A burst of rain delayed our afternoon game drive into Kanha National Park. To make up for lost time, we peered with urgency into the dense tangle of sal and mahua trees. Jeeps rolled by with news of the big cat’s movements earlier in the day. Instead of rushing off in the same direction as everyone else, Raj Gurung, naturalist at Shergarh, stopped and strained his ears at every fork in the road. Suddenly, a sharp noise pierced the air. “Sambar alarm call,” he said, head swivelling to the thick swatch of forest on our right. Minutes later, a langur’s grunt emanated from the same direction. Seema was our park guide for the day, one of the six lady guides at Kanha’s Mukki Gate. Together, she and Raj forged a course towards the sounds.

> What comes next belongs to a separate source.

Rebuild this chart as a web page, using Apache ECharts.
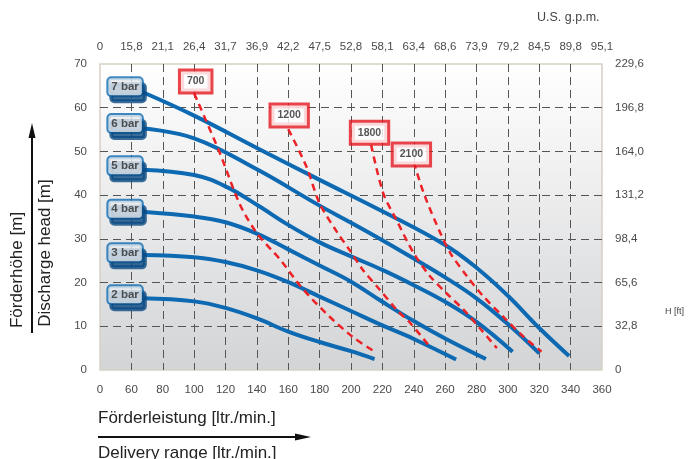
<!DOCTYPE html>
<html>
<head>
<meta charset="utf-8">
<script src="https://cdn.jsdelivr.net/npm/echarts@6/dist/echarts.min.js"></script>
<style>
html,body{margin:0;padding:0;background:#fff;}
#chart{width:693px;height:459px;}
</style>
</head>
<body>
<div id="chart"></div>
<script>
// ---- tick labels ----
const xTickLabels = ['0','60','80','100','120','140','160','180','200','220','240','260','280','300','320','340','360'];
const gpmTickLabels = ['0','15,8','21,1','26,4','31,7','36,9','42,2','47,5','52,8','58,1','63,4','68,6','73,9','79,2','84,5','89,8','95,1'];
const yTickLabels = ['0','10','20','30','40','50','60','70'];
const ftTickLabels = ['0','32,8','65,6','98,4','131,2','164,0','196,8','229,6'];

// ---- pump curves: [flow ltr/min (axis units), head m] ----
const bar7 = [[67,63.6],[100,58.2],[140,50.8],[180,43.5],[220,36.3],[260,28.6],[280,23.4],[300,17],[320,9.6],[339,3.2]];
const bar6 = [[67,55.3],[100,53],[140,45.9],[180,37.6],[200,33.7],[220,29.7],[240,25.5],[260,21.2],[280,16.4],[300,10.5],[320,3.8]];
const bar5 = [[67,45.8],[100,44.6],[120,42],[140,37.8],[160,33.2],[180,29.2],[200,26],[220,22.9],[240,19.4],[260,15.6],[280,11],[303,4.2]];
const bar4 = [[67,36.2],[100,35.1],[120,33.8],[140,31.2],[160,27.6],[180,23.9],[200,20.2],[220,15.6],[240,11.2],[260,7.2],[286,2.5]];
const bar3 = [[67,26.3],[100,25.8],[120,24.7],[140,22.8],[160,20.1],[180,16.8],[200,13.5],[220,10.2],[240,7.1],[267,2.4]];
const bar2 = [[67,16.4],[100,15.7],[120,14.2],[140,11.8],[160,8.8],[180,6.4],[200,4.3],[215,2.5]];

// ---- iso lines (red dashed) ----
const iso700  = [[100,63.3],[116,50],[129,38],[140,31.3],[155,25.2],[168,19.1],[184,13],[201,7.6],[215,4.2]];
const iso1200 = [[160,55.1],[171.5,46.6],[180,38.1],[191,31.6],[199,27.5],[207.6,22.9],[218.5,18.3],[229.3,13.7],[237.6,10.8],[250.3,5.3]];
const iso1800 = [[212.8,51.5],[220.6,40.4],[229,34.3],[240,26.7],[250.5,21.4],[261,17.5],[272,13.7],[283,9.2],[293,5]];
const iso2100 = [[240,47.6],[246.4,40.4],[257,31.3],[263.4,26.7],[274,21.4],[284,17],[297,12.2],[310,7.6],[321.5,4.2]];

// ---- label boxes ----
const isoLabels = [[101,66,'700'],[160.6,58.2,'1200'],[211.8,54.3,'1800'],[238.5,49.3,'2100']];
const barLabels = [[56,64.8,'7 bar'],[56,56.4,'6 bar'],[56,46.7,'5 bar'],[56,36.8,'4 bar'],[56,26.8,'3 bar'],[56,17.2,'2 bar']];

const chart = echarts.init(document.getElementById('chart'));
const FONT = 'Liberation Sans, Arial, sans-serif';
const BLUE = '#0d6ab2';
const RED = '#ec2227';
const gridDash = {show:true, showMinLine:false, showMaxLine:false, lineStyle:{color:'#555555', type:[8,5], width:1}};
const lblStyle = {color:'#4a4a4a', fontSize:11.5, fontFamily:FONT};

function curve(data){
  return {type:'line', data:data, smooth:0.4, symbol:'none', lineStyle:{color:BLUE, width:4}, z:3, silent:true};
}
function iso(data){
  return {type:'line', data:data, smooth:0.3, symbol:'none', lineStyle:{color:RED, width:2.5, type:[7,5]}, z:4, silent:true};
}

chart.setOption({
  animation:false,
  backgroundColor:'#ffffff',
  grid:{left:100, right:91, top:64, bottom:89, show:true, borderColor:'#d6d1c2', borderWidth:1.5,
    backgroundColor:{type:'linear', x:0, y:0, x2:0, y2:1, colorStops:[{offset:0,color:'#ffffff'},{offset:1,color:'#d3d4d6'}]}},
  xAxis:[
    {type:'value', position:'bottom', min:40, max:360, interval:20,
     axisLine:{show:false}, axisTick:{show:false},
     axisLabel:Object.assign({margin:14, formatter:v=>xTickLabels[Math.round((v-40)/20)]}, lblStyle),
     splitLine:gridDash},
    {type:'value', position:'top', min:40, max:360, interval:20,
     axisLine:{show:false}, axisTick:{show:false},
     axisLabel:Object.assign({margin:11, formatter:v=>gpmTickLabels[Math.round((v-40)/20)]}, lblStyle),
     splitLine:{show:false}}
  ],
  yAxis:[
    {type:'value', position:'left', min:0, max:70, interval:10,
     axisLine:{show:false}, axisTick:{show:false},
     axisLabel:Object.assign({margin:13, formatter:v=>yTickLabels[Math.round(v/10)]}, lblStyle),
     splitLine:gridDash},
    {type:'value', position:'right', min:0, max:70, interval:10,
     axisLine:{show:false}, axisTick:{show:false},
     axisLabel:Object.assign({margin:13, formatter:v=>ftTickLabels[Math.round(v/10)]}, lblStyle),
     splitLine:{show:false}}
  ],
  series:[
    curve(bar7), curve(bar6), curve(bar5), curve(bar4), curve(bar3), curve(bar2),
    iso(iso700), iso(iso1200), iso(iso1800), iso(iso2100),
    {type:'scatter', data:isoLabels, symbolSize:0, z:6, silent:true,
     label:{show:true, position:'inside', formatter:p=>p.data[2], color:'#2b2b2b', fontSize:10.5, fontWeight:'bold', fontFamily:FONT,
       backgroundColor:'#ffffff', borderColor:'#e3161e', borderWidth:3, padding:[5,6,4,6]}},
    {type:'scatter', data:barLabels, symbolSize:0, z:6, silent:true,
     label:{show:true, position:'inside', formatter:p=>p.data[2], color:'#2b2b2b', fontSize:11.5, fontWeight:'bold', fontFamily:FONT,
       backgroundColor:'#e8ebee', borderColor:BLUE, borderWidth:2, borderRadius:3, padding:[3,3,2,3],
       shadowColor:'#0a4a82', shadowOffsetX:3, shadowOffsetY:6, shadowBlur:0}}
  ],
  graphic:[
    {type:'text', left:537, top:11, style:{text:'U.S. g.p.m.', fill:'#444', font:'12.5px '+FONT}},
    {type:'text', left:665, top:307, style:{text:'H [ft]', fill:'#444', font:'9px '+FONT}},
    {type:'text', x:17, y:270, rotation:Math.PI/2, style:{text:'Förderhöhe [m]', fill:'#222', font:'17px '+FONT, align:'center', verticalAlign:'middle'}},
    {type:'text', x:45, y:253, rotation:Math.PI/2, style:{text:'Discharge head [m]', fill:'#222', font:'17px '+FONT, align:'center', verticalAlign:'middle'}},
    {type:'line', shape:{x1:32, y1:333, x2:32, y2:136}, style:{stroke:'#111', lineWidth:2}},
    {type:'polygon', shape:{points:[[32,123],[28.5,138],[35.5,138]]}, style:{fill:'#111'}},
    {type:'text', x:98, y:418, style:{text:'Förderleistung [ltr./min.]', fill:'#222', font:'17px '+FONT, verticalAlign:'middle'}},
    {type:'line', shape:{x1:98, y1:437, x2:297, y2:437}, style:{stroke:'#111', lineWidth:2}},
    {type:'polygon', shape:{points:[[311,437],[295,433.5],[295,440.5]]}, style:{fill:'#111'}},
    {type:'text', x:98, y:453, style:{text:'Delivery range [ltr./min.]', fill:'#222', font:'17px '+FONT, verticalAlign:'middle'}}
  ]
});
</script>
</body>
</html>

In the wild, following a series of alarm calls is the most definitive map to tracking a predator. It is common for passing jeeps to exchange notes and hurtle behind each other in a rush to catch the big cat. But there is a far greater thrill in understanding the tiger’s movements through the clues the forest provides.
Animals have specific reactions to a threat, producing distinct sounds to alert other creatures. Trained naturalists can instinctively distinguish these signals from an animal’s regular call.

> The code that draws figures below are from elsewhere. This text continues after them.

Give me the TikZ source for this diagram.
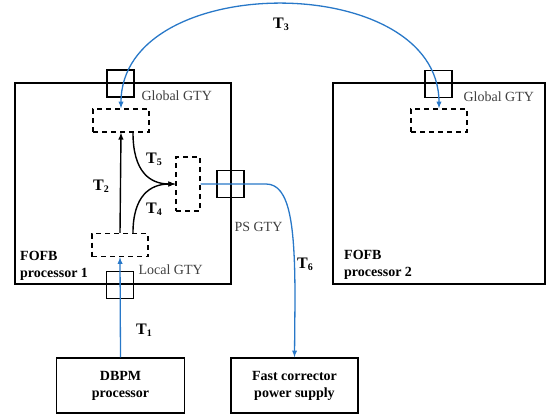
\documentclass[tikz,border=0pt]{standalone}
\usepackage{fontspec}
\setmainfont{Liberation Serif}
\definecolor{linkblue}{RGB}{40,120,200}
\newcommand{\tlab}[1]{\textbf{T\raisebox{-0.3ex}{\fontsize{10}{12}\selectfont #1}}}

\begin{document}
\begin{tikzpicture}[x=1pt, y=-1pt, >=latex,
    every node/.style={font=\fontsize{14}{17}\selectfont},
    board/.style={draw, line width=1.5pt, minimum height=201pt},
    gty/.style={draw, dash pattern=on 5pt off 4pt, line width=1.3pt, minimum width=56pt, minimum height=23pt},
    port/.style={draw, line width=1.4pt, minimum size=27pt},
    unit/.style={draw, line width=1.5pt, minimum width=128pt, minimum height=55pt, align=center, font=\fontsize{14}{17}\selectfont\bfseries},
    link/.style={linkblue, line width=1.3pt, ->},
    inlink/.style={line width=1.4pt, ->},
    gtytext/.style={anchor=west, text=black!75, font=\fontsize{14}{17}\selectfont},
    tname/.style={font=\fontsize{16}{18}\selectfont},
    boardtext/.style={anchor=north west, inner sep=0pt, align=left, font=\fontsize{14}{17}\selectfont\bfseries}]
    \useasboundingbox (0,0) rectangle (547,416);

    % processor boards
    \node[board, minimum width=216pt] (fofbA) at (123,183.5) {};
    \node[board, minimum width=212pt] (fofbB) at (439,183.5) {};
    \node[boardtext] (nameA) at (20,251) {FOFB\\processor 1};
    \node[boardtext] (nameB) at (344,250) {FOFB\\processor 2};

    % transceivers
    \node[gty] (globA) at (121,120.5) {};
    \node[gty] (globB) at (439,120.5) {};
    \node[gty] (local) at (120,245) {};
    \node[gty, minimum width=24pt, minimum height=54pt] (mid) at (188,184) {};

    % ports on the board edges
    \node[port] (portA) at (120.5,83.5) {};
    \node[port] (portB) at (438.5,84) {};
    \node[port] (portC) at (120,285) {};
    \node[port] (portD) at (230.5,184) {};

    \node[gtytext] (tglobA) at (138,96) {Global GTY};
    \node[gtytext] (tglobB) at (460,97) {Global GTY};
    \node[gtytext] (tlocal) at (135,270) {Local GTY};
    \node[gtytext] (tps) at (231,227) {PS GTY};

    % external units
    \node[unit] (dbpm) at (120.5,385.5) {DBPM\\processor};
    \node[unit, minimum width=127pt] (fc) at (294.5,385.5) {Fast corrector\\power supply};

    % links
    \draw[link, <->] (globA.north) .. controls (121,-30) and (439,-30) .. (globB.north);
    \draw[link] (dbpm.north) -- (local.south);
    \coordinate (bend) at (266,184);
    \draw[link] (mid.east) -- (bend) .. controls (290,184) and (295,225) .. (295,300) -- (fc.north);

    \draw[inlink] (local.north) -- (globA.south);
    \draw[inlink] ([xshift=12pt]globA.south) .. controls (133,172) and (150,184) .. (mid.west);
    \draw[inlink] ([xshift=13pt]local.north) .. controls (133,196) and (150,184) .. (mid.west);

    \node[tname] (t1) at (144,330) {\tlab{1}};
    \node[tname] (t2) at (101,186) {\tlab{2}};
    \node[tname] (t3) at (281,24) {\tlab{3}};
    \node[tname] (t4) at (154,209) {\tlab{4}};
    \node[tname] (t5) at (154,159) {\tlab{5}};
    \node[tname] (t6) at (305,264) {\tlab{6}};
\end{tikzpicture}
\end{document}
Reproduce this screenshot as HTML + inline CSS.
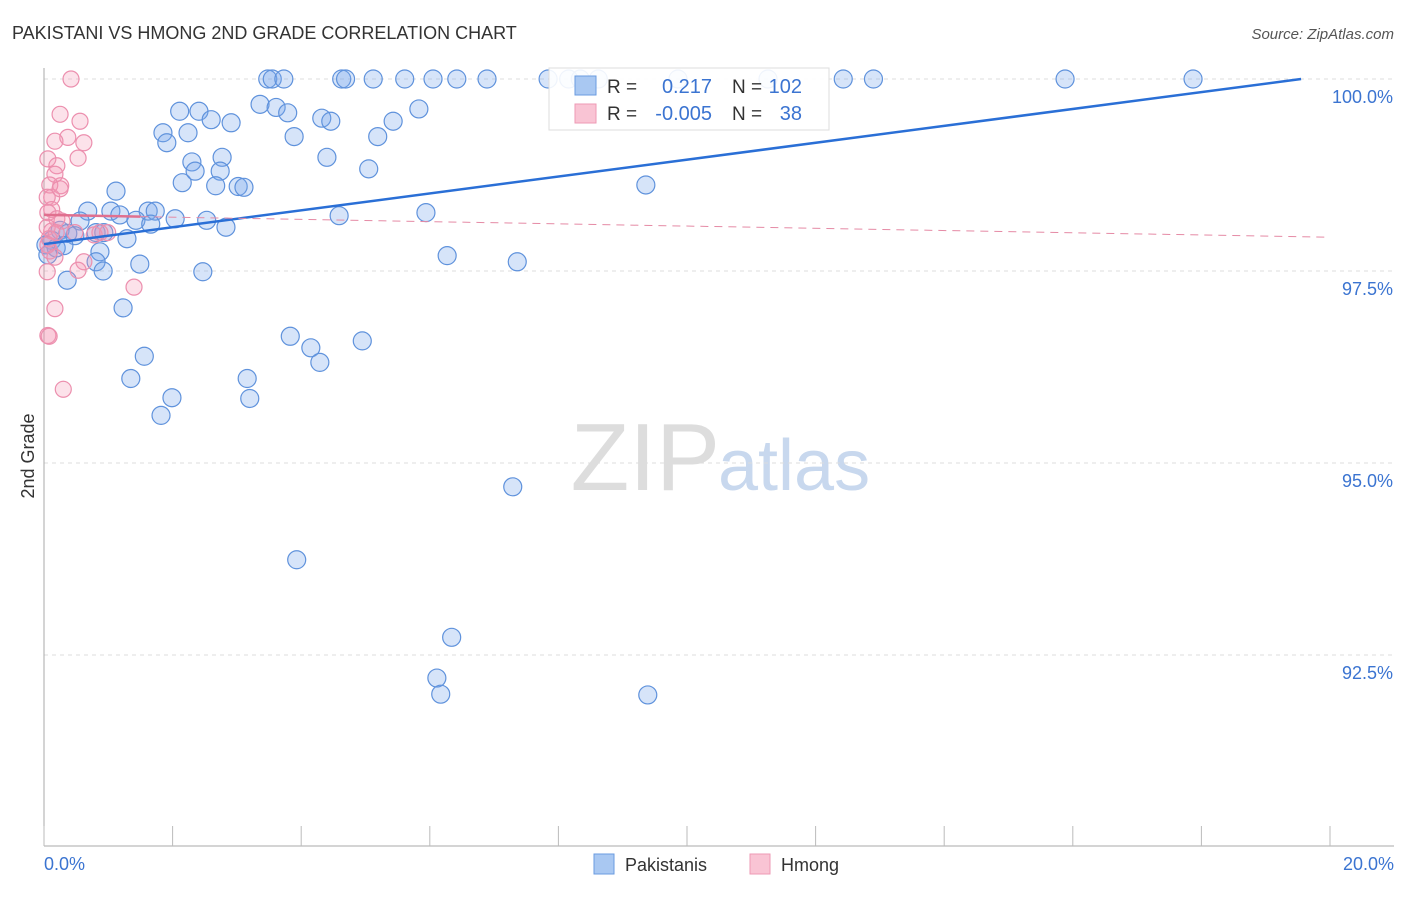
<!DOCTYPE html>
<html><head><meta charset="utf-8"><style>
body{margin:0;background:#fff;font-family:"Liberation Sans",sans-serif;}
svg text{font-family:"Liberation Sans",sans-serif;}
</style></head><body>
<svg id="chart" width="1406" height="892" xmlns="http://www.w3.org/2000/svg">
<text x="12" y="39" font-size="18" fill="#333">PAKISTANI VS HMONG 2ND GRADE CORRELATION CHART</text>
<text x="1394" y="39" font-size="15" fill="#555" text-anchor="end" font-style="italic">Source: ZipAtlas.com</text>
<text x="720" y="490" font-size="96" fill="#ddd" text-anchor="end" font-family="Liberation Serif">ZIP</text>
<text x="718" y="490" font-size="72" fill="#c8d8ee">atlas</text>
<text x="34" y="456" font-size="18" fill="#333" transform="rotate(-90 34 456)" text-anchor="middle">2nd Grade</text>
<g id="grid"></g><g id="axes"></g><g id="pts"></g><g id="trend"></g>
<g>
<rect x="549" y="68" width="280" height="62" fill="#fff" fill-opacity="0.9" stroke="#ddd"/>
<rect x="575" y="76" width="21" height="19" fill="#a9c8f2" stroke="#6a9be0"/>
<rect x="575" y="104" width="21" height="19" fill="#f9c4d4" stroke="#ee9ab4"/>
<text x="607" y="93" font-size="19" fill="#333">R =</text>
<text x="712" y="93" font-size="20" fill="#3b74d1" text-anchor="end">0.217</text>
<text x="732" y="93" font-size="19" fill="#333">N =</text>
<text x="802" y="93" font-size="20" fill="#3b74d1" text-anchor="end">102</text>
<text x="607" y="120" font-size="19" fill="#333">R =</text>
<text x="712" y="120" font-size="20" fill="#3b74d1" text-anchor="end">-0.005</text>
<text x="732" y="120" font-size="19" fill="#333">N =</text>
<text x="802" y="120" font-size="20" fill="#3b74d1" text-anchor="end">38</text>
</g>
<g>
<rect x="594" y="854" width="20" height="20" fill="#a9c8f2" stroke="#6a9be0"/>
<text x="625" y="871" font-size="18" fill="#333">Pakistanis</text>
<rect x="750" y="854" width="20" height="20" fill="#f9c4d4" stroke="#ee9ab4"/>
<text x="781" y="871" font-size="18" fill="#333">Hmong</text>
</g>
</svg>
<script>
const pakX=[3.48,3.55,3.73,4.63,4.69,5.12,5.61,6.05,6.42,6.89,7.84,8.16,8.34,8.62,9.86,11.26,12.43,12.9,15.88,17.87,2.11,2.41,3.36,3.61,3.79,4.32,4.46,5.83,5.43,2.6,2.91,1.85,2.24,1.91,3.89,5.19,2.3,2.77,4.4,2.35,2.74,5.05,2.15,2.67,3.02,3.11,9.36,1.12,0.68,1.04,1.18,1.62,1.73,1.43,1.66,2.04,2.53,2.83,4.59,5.94,0.56,0.25,0.37,0.48,0.12,0.81,0.93,1.29,0.87,0.03,0.19,0.06,0.31,0.81,1.49,0.92,2.47,6.27,7.36,0.36,1.23,3.83,4.15,4.29,4.95,1.56,1.35,3.16,1.99,3.2,1.82,7.29,3.93,6.34,6.11,9.39,6.17];
const pakY=[100,100,100,100,100,100,100,100,100,100,100,100,100,100,100,100,100,100,100,100,99.58,99.58,99.67,99.63,99.56,99.49,99.45,99.61,99.45,99.47,99.43,99.3,99.3,99.17,99.25,99.25,98.92,98.98,98.98,98.8,98.8,98.83,98.65,98.61,98.6,98.59,98.62,98.54,98.28,98.28,98.23,98.28,98.28,98.16,98.11,98.18,98.16,98.07,98.22,98.26,98.15,98.03,97.99,97.96,97.9,98.0,98.0,97.92,97.75,97.84,97.8,97.71,97.83,97.62,97.59,97.5,97.49,97.7,97.62,97.38,97.02,96.65,96.5,96.31,96.59,96.39,96.1,96.1,95.85,95.84,95.62,94.69,93.74,92.73,92.2,91.98,91.99];
const hmX=[0.42,0.25,0.56,0.37,0.17,0.62,0.53,0.06,0.2,0.17,0.26,0.09,0.12,0.05,0.12,0.06,0.2,0.28,0.05,0.12,0.08,0.19,0.06,0.09,0.17,0.48,0.78,0.87,0.99,0.62,0.53,0.05,1.4,0.17,0.06,0.08,0.3,0.25];
const hmY=[100,99.54,99.45,99.24,99.19,99.17,98.97,98.96,98.87,98.76,98.61,98.62,98.46,98.46,98.3,98.26,98.18,98.15,98.07,98.02,97.92,98.0,97.84,97.76,97.68,98.0,97.97,98.0,98.0,97.62,97.51,97.49,97.29,97.01,96.66,96.65,95.96,98.57];
const pakTrend=[[0,97.85],[19.55,100]];
const hmTrend=[[0,98.23],[20,97.94]];
const yTicks=[100,97.5,95,92.5];
const yTickLabels=["100.0%","97.5%","95.0%","92.5%"];
const xTicks=[0,2,4,6,8,10,12,14,16,18,20];
const NS="http://www.w3.org/2000/svg";
const X=v=>44+v*64.3;
const Y=v=>79+(100-v)*76.8;
function mk(tag,attrs,parent){const e=document.createElementNS(NS,tag);for(const k in attrs)e.setAttribute(k,attrs[k]);document.getElementById(parent).appendChild(e);return e;}
yTicks.forEach((t,i)=>{
 const l=mk('line',{x1:44,x2:1394,y1:Y(t),y2:Y(t),stroke:'#ddd','stroke-dasharray':'4,4'},'grid');
 
 
 const tx=mk('text',{x:1393,y:Y(t)+24,'font-size':18,fill:'#3b74d1','text-anchor':'end'},'axes');
 tx.textContent=yTickLabels[i];
 
 
});
const ax=mk('line',{x1:44,x2:44,y1:68,y2:846,stroke:'#aaa'},'axes');


const bx=mk('line',{x1:44,x2:1394,y1:846,y2:846,stroke:'#aaa'},'axes');


xTicks.forEach(t=>{
 const l=mk('line',{x1:X(t),x2:X(t),y1:826,y2:846,stroke:'#bbb'},'axes');
 
 
});
const xl0=mk('text',{x:44,y:870,'font-size':18,fill:'#3b74d1'},'axes');xl0.textContent=xTicks[0].toFixed(1)+'%';


const xl1=mk('text',{x:1394,y:870,'font-size':18,fill:'#3b74d1','text-anchor':'end'},'axes');xl1.textContent=xTicks[xTicks.length-1].toFixed(1)+'%';


pakX.forEach((v,i)=>{
 const c=mk('circle',{cx:X(v),cy:Y(pakY[i]),r:9,fill:'rgba(120,165,235,0.3)',stroke:'#5f92dc','stroke-width':1.2},'pts');
 
 
});
hmX.forEach((v,i)=>{
 const c=mk('circle',{cx:X(v),cy:Y(hmY[i]),r:8,fill:'rgba(245,150,180,0.28)',stroke:'#ec8fae','stroke-width':1.2},'pts');
 
 
});
const pt=mk('line',{x1:X(pakTrend[0][0]),y1:Y(pakTrend[0][1]),x2:X(pakTrend[1][0]),y2:Y(pakTrend[1][1]),stroke:'#2a6fd6','stroke-width':2.5},'trend');


const hx=1.5,hy=hmTrend[0][1]+(hmTrend[1][1]-hmTrend[0][1])*hx/20;
const ht1=mk('line',{x1:X(hmTrend[0][0]),y1:Y(hmTrend[0][1]),x2:X(hx),y2:Y(hy),stroke:'#e0708f','stroke-width':2.5},'trend');


const ht2=mk('line',{x1:X(hx),y1:Y(hy),x2:X(hmTrend[1][0]),y2:Y(hmTrend[1][1]),stroke:'#e58aa5','stroke-width':1,'stroke-dasharray':'8,6'},'trend');


</script>
</body></html>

With Raj and Seema on high alert, we slowly circled the trail around the calls. Fresh from the monsoon, the forest was an impenetrable tangle. We had not seen the animals, though the langur’s guttural sounds continued. “There’s definitely a tiger in there,” Raj said.
From their position in the canopy, langurs are the eyes of the forest. Often, deer species trail them from the forest floor, foraging for leaves that the primates shake off the branches. The symbiotic relationship between the two species also results in a sort of joint alarm system for the forest. An efficient system that also resulted in my first ever tiger sighting.
After circling for an hour, we heard the sambar’s resounding cry inches from us. “Be quiet and keep your camera ready,” a confident Raj told us. In the warm afternoon, a chill crept down my spine and my skin erupted in gooseflesh. The forest was communicating with us. We were lucky to be in capable hands, interpreting these signs in the most fascinating way.
When we pulled up behind a handful of jeeps, I knew we were in the right place. Orange and black stripes emerged from the thicket. Head raised, an 18-month-old male cub sniffed the air around him for signs of his mother, Mahavir, or his three siblings. With one disdainful look at our enthralled faces, he plodded back into the forest. “He might emerge on the other side,” Raj said, as we looped around the path. He was right. To me, the young tiger looked almost fully-grown, all sinewy muscle and handsome features. Cubs usually become independent between at 20-24 months of age. This youngster was going to grow much larger.
We spent a good ten minutes watching him wind his way between the jeeps, surveying his home in the fading sun. It was nearly 6 p.m. and time to exit the park. Raj and Seema were firm that the show was over. We were, after all, merely guests in the tiger’s realm. There will always be sights unseen and new paths to discover in the expansive forest. As responsible visitors, however, it’s important that we respect the rules, and leave the forest to its devices as dusk settles.
As we left, the cub softly padded into the grasslands. Long after we exited the park, I replayed the forest’s sounds in my mind. The thrill of spotting a tiger is unmatched, but it was the intimate and engaging way in which we did it that made the experience unforgettable.
- Wear neutral coloured clothing while on safari to blend into the jungle.
- Do not use flash photography; it is disturbing to the animals.
- Always respect your guide’s instructions—they know the forest like no one else.
- Avoid talking in loud tones or using your phone; you will only scare away animals in the vicinity.
Getting there: The closest airports to Kanha National Park are at Jabalpur (180 km/4 hrs) and Nagpur (260 km/5.5 hrs). The closest railhead is at Gondia Junction (120km/3 hours).
Safaris in Kanha
Although most visitors choose to book safaris through their lodge, it is possible to book independently.
Open: Oct 1 – Jun 30
Hours: The park administration runs twice daily open-top jeep safaris from 6 a.m. to 11a.m. and 3 p.m. to 6 p.m.; park is closed on Wednesday afternoon.
Booking: Book permits online at forest.mponline.gov.in/.
Entry: Permits per jeep cost ₹1,550 for the core zones (Kanha, Kisli, Mukki, Sarhi)
and ₹1,250 for the buffer zones. Each jeep seats six. Vehicle and guide charges are extra and payable at the gate, shared by all occupants of the jeep. Carry government-approved photo ID.
Address: Kanha Tiger Reserve, Village Bahmni, Post Kareli, Tehsil Baihar, District Balaghat, Madhya Pradesh 481111
Open: Oct 15-May 15 only.
Tel: +91 9098187346)
Tariff: Luxury tented doubles cost ₹15,000 per night, including meals, plus taxes. Shared jeep safaris cost ₹5,800 per couple and ₹4,200 for a single person.